Goal of Monetary Policy: Price Stability
The primary objective of monetary policy in the euro area is to maintain price stability, defined as a year-on-year increase in the Harmonized Index of Consumer Prices (HICP) below 2% over the medium term.
The ECB's Strategy: Two Pillars
The European Central Bank (ECB) employs a two-pillar approach to achieve price stability:
1. Economic Analysis:
- Real Activity and Financial Conditions: Assesses short-to-medium-term determinants of price developments, focusing on economic activity and financial conditions.
- Asset Prices: Analyzes asset prices to understand financial market expectations.
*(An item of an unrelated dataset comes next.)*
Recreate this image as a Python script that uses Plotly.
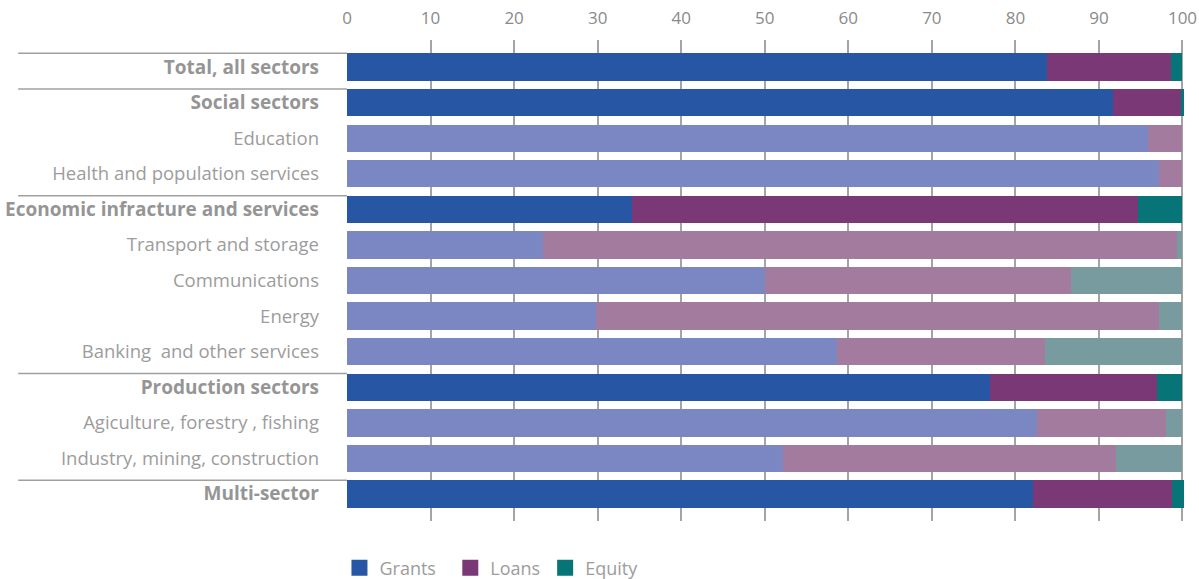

- Macroeconomic Projections: Utilizes analytical and empirical models to forecast economic developments.
2. Monetary Analysis:
Focuses on the long-term relationship between money and prices.
Monetary Policy Operations of the ECB
Single Monetary Policy for the Euro Area
The European Monetary Union (EMU) operates under a single monetary policy managed by the ECB and the European System of Central Banks (ESCB).
Guiding Principles:
- Operational Efficiency: Ensuring effective implementation of monetary policy decisions.
- Equal Treatment and Harmonization: Applying consistent policies across the euro area.
- Decentralized Implementation: Utilizing national central banks for operational tasks.
- Simplicity, Transparency, Safety, and Cost Efficiency: Maintaining clear and efficient operations.
Open Market Operations:
These operations play a crucial role in steering interest rates, managing liquidity, and signaling the monetary policy stance.
Key Instruments:
- Main Refinancing Operations (MROs): Regular liquidity-providing reverse transactions with a weekly frequency and maturity.
- Longer-Term Refinancing Operations (LTROs): Liquidity-providing reverse transactions with longer maturities than MROs.
- Fine-Tuning Operations: Ad hoc operations to manage liquidity and steer interest rates.
- Structural Operations: Conducted through reverse transactions, outright transactions, and debt certificate issuance.
Standing Facilities:
Provided by national central banks to authorized entities, these facilities aim to provide and absorb liquidity.
Key Facilities:
- Marginal Lending Facility: Allows counterparties to obtain overnight liquidity against eligible assets.
- Deposit Facility: Enables counterparties to make overnight deposits with national central banks.
Minimum Reserves:
Requires entities to maintain a certain amount of liquidity reserves in accounts with their respective national central bank.